Of course, Running Wolf is deeply aware of the ethical implications that may come with combining artificial intelligence and Indigenous languages. After all, in order to create the AI software that recognizes a certain language, you have to feed it data from that language — and what if that data includes sacred texts or family recordings of one’s grandparent?
That’s why she is also a huge proponent of tribes having sovereignty over their own data and of centering Indigenous perspectives in AI design. Earlier this year, she and other scholars from around the world published a position paper, “Indigenous Protocol and Artificial Intelligence,” to provide a starting place for designing ethical AI through an Indigenous-centered approach.

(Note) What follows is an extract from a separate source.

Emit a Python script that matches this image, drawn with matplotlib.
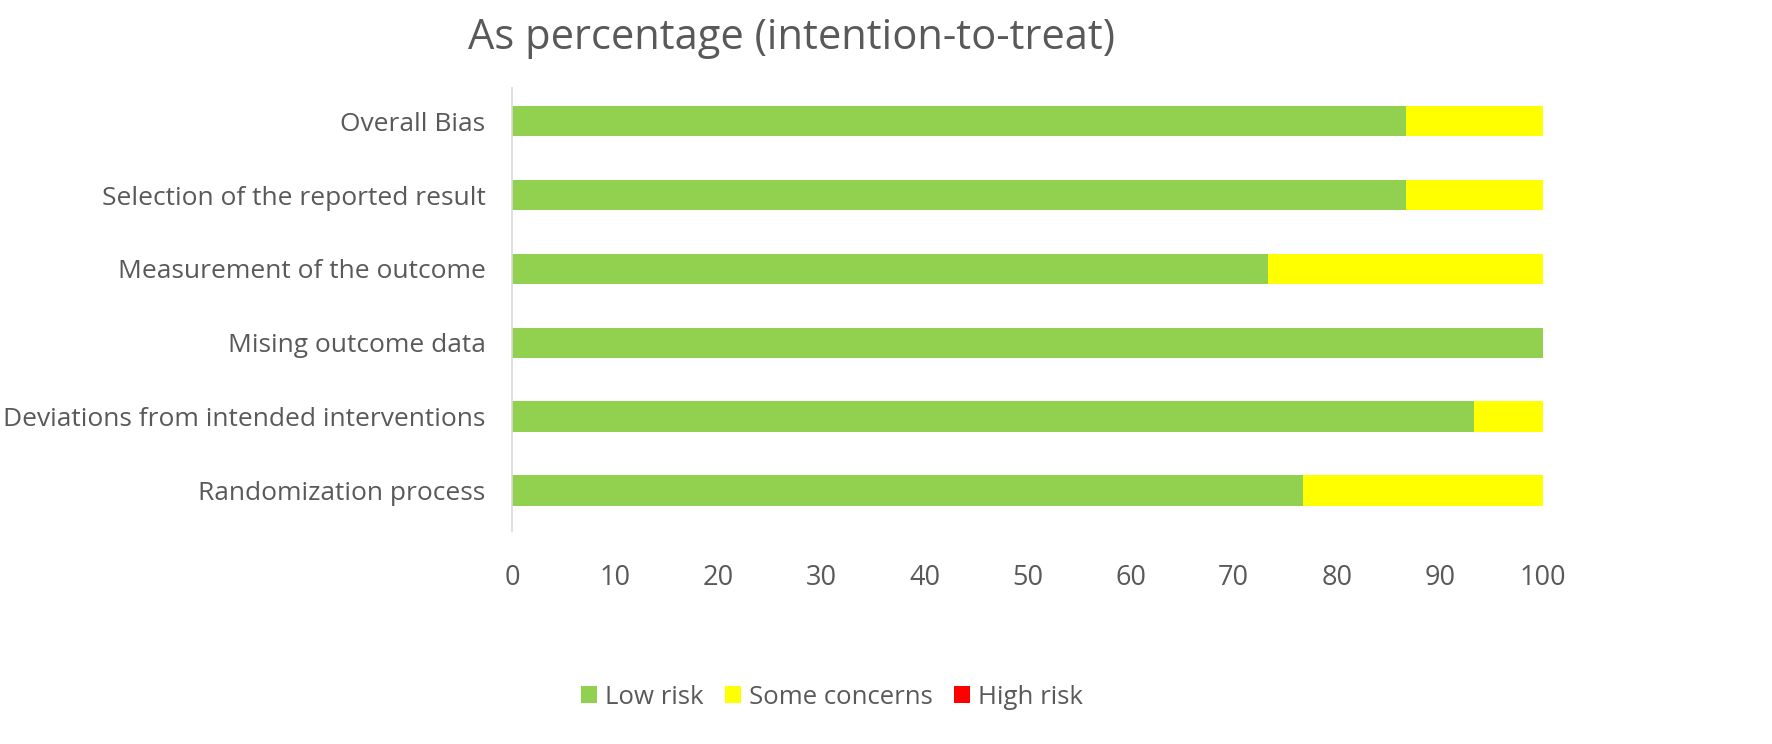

“AI is built by engineers that do not represent a cross-cut of society,” she told The Canadian Institute for Advanced Research (CIFAR) in July. “When we talk about data, for Indigenous communities, it’s not just about bits and bytes, it’s the sacred stories and voices of our ancestors.”
What’s the point?
Running Wolf has received variations of that question before. To her, the answer is obvious.
“Indigenous languages are valuable to the ecology of thought that’s encoded into those languages,” she says. “There’s deep knowledge [in the language] that other cultures would benefit from, including mainstream Western culture, and that knowledge would be lost if we don’t keep those languages vibrant.”
She’s far from the only one who feels this way. Linguists ardently stress that words aren’t the only things lost when a language dies. Built into language are customs, values, worldviews, histories, jokes and traditions, says Treuer.
“You can’t separate language and culture from one another,” Treuer explains, illustrating his point by pointing to the values inherently built into the Ojibwe word “Mindimooyenh.” While in English, the word roughly translates as “elderly woman,” in Ojibwe, it literally means “one who holds things together,” emulating the Ojibwe’s respect for family matriarchs.
And not only are languages carriers of culture, but for teens and young adults, they cultivate identity.
In fact, one 2007 study of aboriginal youth in British Columbia had concluded that Indigenous language use was a strong indicator of health and well-being among Indigenous groups, finding that “youth suicide rates effectively dropped to zero in those few communities in which at least half the band members reported a conversational knowledge of their own ‘Native’ language.”
DesRosier emphasizes this point himself, when reflecting on his own language-learning experience.
“It gives you an identity,” DesRosier says. “And for a young Indian child in America, one of the main struggles is identity. I think that’s one of the leading causes of suicide and the addictions that come. But having a strong sense of identity gives us the ability to see ourselves pursuing our goals, seeing what we could be capable of and how rich and fluid our cultures are when they’re looked at within our own internal languages.”